I remember squirming in Herbert Blau's Modernism seminar at UW while he tirelessly paraded through Eliot's Wasteland and lingered especially on the Jewish vignettes. Or at least, could be likened to a Jewish persuasion. And I, freshly placed out of post-modernism studios prodded by student teachers with dirty cufflinks and desperate needs for grooming, grasped the Blau-colored translations in true pomo epiphany; ontological discrepancy, contingent on the subjective; shared by linguistic noise. A gross over-simplification, I know, but I have Motion practice to get to.
I've contemplated post-pomo presence in literature and its' most visible imprint, fashion, for some time, only to have been met with what I dubbed "revivalism" (after seeing a sordidly familiar ditsy floral romper cira 1992 on the Q-train,complete with bangs and granny boots) that can arguably have begun in the early 90's as a sideshow to the still-developing body of "grunge" that has now become a slideshow in the Revivalist deck. But what was Pomo missing? Why was every discussion weary, every essay unended, and most students preferring an alcove in the ancient verse of James or Dickens? What solace do checkered-print slip on Vans give that Saussure and Derrida couldn't? Did deconstruction after Yeats' bellowing "the center cannot hold" uncover the most sinister picture of all, a sort of twisted, masturbatory image of self love that led us to celebrate what was always shunned as banal, and drag it to the forefront of artistic vision? Do Americans finally have history? Or has the Body become inseparable from the consumer? No matter what they say, I don't think anyone foresaw the megacult of the Wayfarer.
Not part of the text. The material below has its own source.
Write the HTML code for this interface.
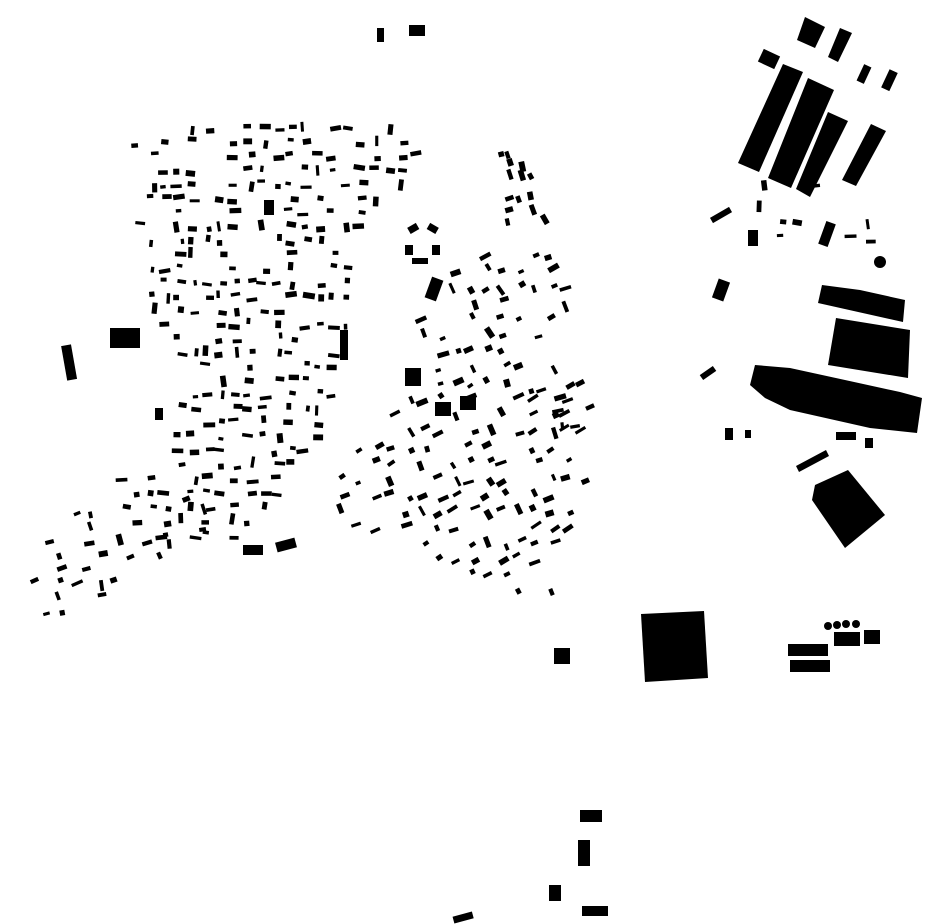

While it was easy to recognize once the icons peppered the populace, perhaps the future of Rev'ism is what pomo disdained, and what was hungered; a common identity. A fixed, confident Body resplendent with solipsistic Passion. We are not the same repressed, Freudian-closeted, Neitzche-nihilist churchgoers that reveled in the unwinding of conformity. For it is somehow less frightening when it is corporations that are pulling the strings, and not G-d. (After all, unlike G-D, commercialism truly is made in our image).